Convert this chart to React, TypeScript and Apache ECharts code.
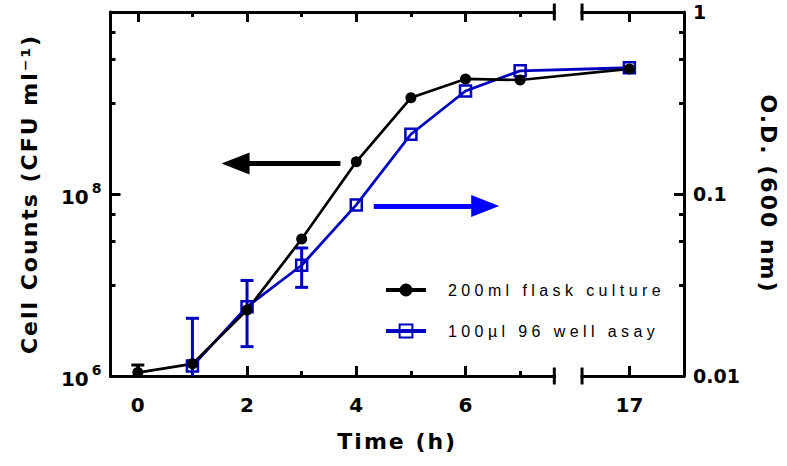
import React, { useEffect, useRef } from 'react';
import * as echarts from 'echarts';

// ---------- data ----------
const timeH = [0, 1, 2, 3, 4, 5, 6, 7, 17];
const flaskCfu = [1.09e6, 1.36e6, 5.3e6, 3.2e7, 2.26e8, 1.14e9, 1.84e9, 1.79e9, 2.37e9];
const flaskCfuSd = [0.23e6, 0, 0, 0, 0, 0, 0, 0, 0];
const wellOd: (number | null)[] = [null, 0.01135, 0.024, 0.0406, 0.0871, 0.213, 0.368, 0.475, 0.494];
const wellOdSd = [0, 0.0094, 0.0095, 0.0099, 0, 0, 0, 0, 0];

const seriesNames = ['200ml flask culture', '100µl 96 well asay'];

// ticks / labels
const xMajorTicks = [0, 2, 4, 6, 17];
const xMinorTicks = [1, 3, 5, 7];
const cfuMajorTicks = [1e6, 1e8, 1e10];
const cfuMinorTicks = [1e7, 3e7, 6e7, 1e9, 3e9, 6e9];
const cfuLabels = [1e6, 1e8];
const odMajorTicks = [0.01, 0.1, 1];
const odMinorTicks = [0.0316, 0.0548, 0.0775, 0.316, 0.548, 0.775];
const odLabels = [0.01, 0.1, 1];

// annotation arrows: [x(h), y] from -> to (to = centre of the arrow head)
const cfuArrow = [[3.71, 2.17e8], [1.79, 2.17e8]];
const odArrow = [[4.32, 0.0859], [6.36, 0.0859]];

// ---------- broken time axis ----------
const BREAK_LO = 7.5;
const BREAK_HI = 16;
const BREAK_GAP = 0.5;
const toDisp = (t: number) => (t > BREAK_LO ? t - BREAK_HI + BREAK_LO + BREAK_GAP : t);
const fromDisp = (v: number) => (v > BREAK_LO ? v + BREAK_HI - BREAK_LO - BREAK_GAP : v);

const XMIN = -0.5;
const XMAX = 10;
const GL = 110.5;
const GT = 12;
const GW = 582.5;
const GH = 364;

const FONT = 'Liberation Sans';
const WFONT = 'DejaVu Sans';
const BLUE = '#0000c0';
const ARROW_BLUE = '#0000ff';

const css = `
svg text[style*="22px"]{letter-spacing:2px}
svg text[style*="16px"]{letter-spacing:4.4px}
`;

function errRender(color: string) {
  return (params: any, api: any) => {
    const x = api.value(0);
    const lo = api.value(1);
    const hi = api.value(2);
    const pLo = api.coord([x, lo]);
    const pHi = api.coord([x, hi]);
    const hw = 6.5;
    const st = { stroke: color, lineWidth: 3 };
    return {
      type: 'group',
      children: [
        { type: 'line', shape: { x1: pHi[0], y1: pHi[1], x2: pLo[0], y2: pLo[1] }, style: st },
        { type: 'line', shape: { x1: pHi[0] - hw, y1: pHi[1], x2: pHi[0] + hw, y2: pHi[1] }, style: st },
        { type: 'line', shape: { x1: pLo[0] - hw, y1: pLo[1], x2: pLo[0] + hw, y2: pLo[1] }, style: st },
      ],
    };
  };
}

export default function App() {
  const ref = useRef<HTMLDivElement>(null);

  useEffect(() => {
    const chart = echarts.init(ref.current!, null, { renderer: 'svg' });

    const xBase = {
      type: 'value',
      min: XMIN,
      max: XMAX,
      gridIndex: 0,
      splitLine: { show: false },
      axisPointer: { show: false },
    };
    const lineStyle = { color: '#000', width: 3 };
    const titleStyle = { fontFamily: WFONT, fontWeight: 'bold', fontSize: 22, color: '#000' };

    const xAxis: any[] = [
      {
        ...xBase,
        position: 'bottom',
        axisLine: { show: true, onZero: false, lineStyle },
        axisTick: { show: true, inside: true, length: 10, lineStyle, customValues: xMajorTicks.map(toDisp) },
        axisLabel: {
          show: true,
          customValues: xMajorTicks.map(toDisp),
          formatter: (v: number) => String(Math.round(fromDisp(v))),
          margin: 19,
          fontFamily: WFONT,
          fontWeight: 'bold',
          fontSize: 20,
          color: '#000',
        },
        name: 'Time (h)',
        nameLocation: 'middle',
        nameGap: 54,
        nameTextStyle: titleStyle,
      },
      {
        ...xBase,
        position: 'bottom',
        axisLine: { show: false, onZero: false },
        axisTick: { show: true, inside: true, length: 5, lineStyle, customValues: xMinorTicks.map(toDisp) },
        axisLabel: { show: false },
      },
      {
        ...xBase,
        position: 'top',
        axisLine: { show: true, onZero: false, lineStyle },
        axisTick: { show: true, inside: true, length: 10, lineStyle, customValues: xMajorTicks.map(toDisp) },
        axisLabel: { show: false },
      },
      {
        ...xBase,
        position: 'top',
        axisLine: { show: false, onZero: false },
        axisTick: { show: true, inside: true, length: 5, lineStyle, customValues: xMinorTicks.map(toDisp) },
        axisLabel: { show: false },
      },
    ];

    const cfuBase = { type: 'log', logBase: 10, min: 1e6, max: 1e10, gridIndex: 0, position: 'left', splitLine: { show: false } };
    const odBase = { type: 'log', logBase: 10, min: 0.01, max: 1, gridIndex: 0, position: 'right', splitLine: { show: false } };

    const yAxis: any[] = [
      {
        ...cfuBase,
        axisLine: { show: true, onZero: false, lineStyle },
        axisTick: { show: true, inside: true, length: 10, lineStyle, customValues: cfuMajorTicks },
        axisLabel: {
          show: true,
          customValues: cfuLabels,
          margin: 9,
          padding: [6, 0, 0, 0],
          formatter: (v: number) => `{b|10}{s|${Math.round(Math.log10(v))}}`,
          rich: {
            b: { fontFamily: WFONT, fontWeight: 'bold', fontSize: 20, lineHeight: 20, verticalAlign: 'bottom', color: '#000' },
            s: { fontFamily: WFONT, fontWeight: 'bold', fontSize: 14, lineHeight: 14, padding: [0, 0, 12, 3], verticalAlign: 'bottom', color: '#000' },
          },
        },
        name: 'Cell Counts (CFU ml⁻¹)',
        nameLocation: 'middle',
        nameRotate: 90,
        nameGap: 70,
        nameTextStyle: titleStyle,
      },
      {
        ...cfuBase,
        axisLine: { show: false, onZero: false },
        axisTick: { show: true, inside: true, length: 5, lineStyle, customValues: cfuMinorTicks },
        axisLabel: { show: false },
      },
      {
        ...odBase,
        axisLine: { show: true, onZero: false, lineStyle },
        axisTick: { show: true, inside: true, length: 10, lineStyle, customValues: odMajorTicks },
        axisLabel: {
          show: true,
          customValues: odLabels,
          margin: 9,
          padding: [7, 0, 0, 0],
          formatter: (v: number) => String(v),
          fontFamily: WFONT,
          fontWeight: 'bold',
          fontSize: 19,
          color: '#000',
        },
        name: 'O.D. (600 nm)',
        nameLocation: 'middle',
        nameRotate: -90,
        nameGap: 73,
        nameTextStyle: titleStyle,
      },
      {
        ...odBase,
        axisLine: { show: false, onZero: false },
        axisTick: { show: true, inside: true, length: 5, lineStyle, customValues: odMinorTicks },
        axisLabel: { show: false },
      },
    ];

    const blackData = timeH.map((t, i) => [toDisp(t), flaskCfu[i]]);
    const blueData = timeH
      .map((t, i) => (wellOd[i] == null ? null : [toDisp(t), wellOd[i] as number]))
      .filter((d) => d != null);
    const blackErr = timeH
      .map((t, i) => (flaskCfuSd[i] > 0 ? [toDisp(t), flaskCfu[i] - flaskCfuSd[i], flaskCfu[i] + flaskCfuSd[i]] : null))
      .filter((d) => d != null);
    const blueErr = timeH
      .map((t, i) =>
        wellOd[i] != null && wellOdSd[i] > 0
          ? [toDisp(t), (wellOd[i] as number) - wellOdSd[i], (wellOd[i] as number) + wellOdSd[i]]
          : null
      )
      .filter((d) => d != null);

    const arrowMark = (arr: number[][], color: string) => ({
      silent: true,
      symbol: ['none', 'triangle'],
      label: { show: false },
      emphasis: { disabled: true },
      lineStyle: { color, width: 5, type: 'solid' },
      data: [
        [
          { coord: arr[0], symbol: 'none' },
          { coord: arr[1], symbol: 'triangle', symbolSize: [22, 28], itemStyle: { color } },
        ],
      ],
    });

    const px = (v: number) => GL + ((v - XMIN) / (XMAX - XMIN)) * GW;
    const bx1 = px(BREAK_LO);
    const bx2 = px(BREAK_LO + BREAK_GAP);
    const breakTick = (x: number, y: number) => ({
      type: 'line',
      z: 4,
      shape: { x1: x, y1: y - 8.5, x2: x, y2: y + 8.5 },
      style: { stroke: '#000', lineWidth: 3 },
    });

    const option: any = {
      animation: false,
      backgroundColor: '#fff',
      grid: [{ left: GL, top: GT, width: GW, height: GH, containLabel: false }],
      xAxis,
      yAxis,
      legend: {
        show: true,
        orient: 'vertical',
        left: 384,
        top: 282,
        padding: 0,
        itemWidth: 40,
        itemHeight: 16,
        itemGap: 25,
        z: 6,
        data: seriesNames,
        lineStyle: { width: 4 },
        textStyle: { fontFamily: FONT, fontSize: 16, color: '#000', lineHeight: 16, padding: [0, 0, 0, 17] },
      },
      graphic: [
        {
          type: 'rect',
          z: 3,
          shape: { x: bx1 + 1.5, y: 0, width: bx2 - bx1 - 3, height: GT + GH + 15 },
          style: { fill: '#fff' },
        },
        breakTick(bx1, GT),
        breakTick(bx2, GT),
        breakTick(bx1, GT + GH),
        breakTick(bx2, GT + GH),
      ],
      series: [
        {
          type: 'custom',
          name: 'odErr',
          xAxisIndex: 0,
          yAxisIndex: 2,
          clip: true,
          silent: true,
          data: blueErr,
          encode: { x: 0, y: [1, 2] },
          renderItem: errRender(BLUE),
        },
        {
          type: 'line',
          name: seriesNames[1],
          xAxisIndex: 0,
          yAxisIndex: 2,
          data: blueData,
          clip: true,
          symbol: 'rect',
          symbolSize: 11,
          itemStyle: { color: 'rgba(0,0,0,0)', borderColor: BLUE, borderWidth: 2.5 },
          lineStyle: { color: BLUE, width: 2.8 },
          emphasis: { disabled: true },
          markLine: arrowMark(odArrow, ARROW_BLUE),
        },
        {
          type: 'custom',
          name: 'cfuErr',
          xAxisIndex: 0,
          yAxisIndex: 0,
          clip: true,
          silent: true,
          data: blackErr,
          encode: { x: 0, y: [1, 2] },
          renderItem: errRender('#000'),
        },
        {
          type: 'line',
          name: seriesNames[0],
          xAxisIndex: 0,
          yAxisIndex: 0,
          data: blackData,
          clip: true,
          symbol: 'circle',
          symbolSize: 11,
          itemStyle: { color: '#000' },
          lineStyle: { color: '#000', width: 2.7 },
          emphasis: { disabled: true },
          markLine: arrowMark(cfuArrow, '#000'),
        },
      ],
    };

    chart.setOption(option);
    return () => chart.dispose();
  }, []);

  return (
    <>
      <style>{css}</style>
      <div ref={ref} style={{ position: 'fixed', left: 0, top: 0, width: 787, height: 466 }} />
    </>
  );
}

+++

WHAT YOU SHOULD DO: Extract, word for word, each line from the top of the data down to and including the line with "const seriesNames = ['200ml"; skip the pictures.

EXPECTED ANSWER:
Convert this chart to React, TypeScript and Apache ECharts code.
import React, { useEffect, useRef } from 'react';
import * as echarts from 'echarts';

// ---------- data ----------
const timeH = [0, 1, 2, 3, 4, 5, 6, 7, 17];
const flaskCfu = [1.09e6, 1.36e6, 5.3e6, 3.2e7, 2.26e8, 1.14e9, 1.84e9, 1.79e9, 2.37e9];
const flaskCfuSd = [0.23e6, 0, 0, 0, 0, 0, 0, 0, 0];
const wellOd: (number | null)[] = [null, 0.01135, 0.024, 0.0406, 0.0871, 0.213, 0.368, 0.475, 0.494];
const wellOdSd = [0, 0.0094, 0.0095, 0.0099, 0, 0, 0, 0, 0];

const seriesNames = ['200ml flask culture', '100µl 96 well asay'];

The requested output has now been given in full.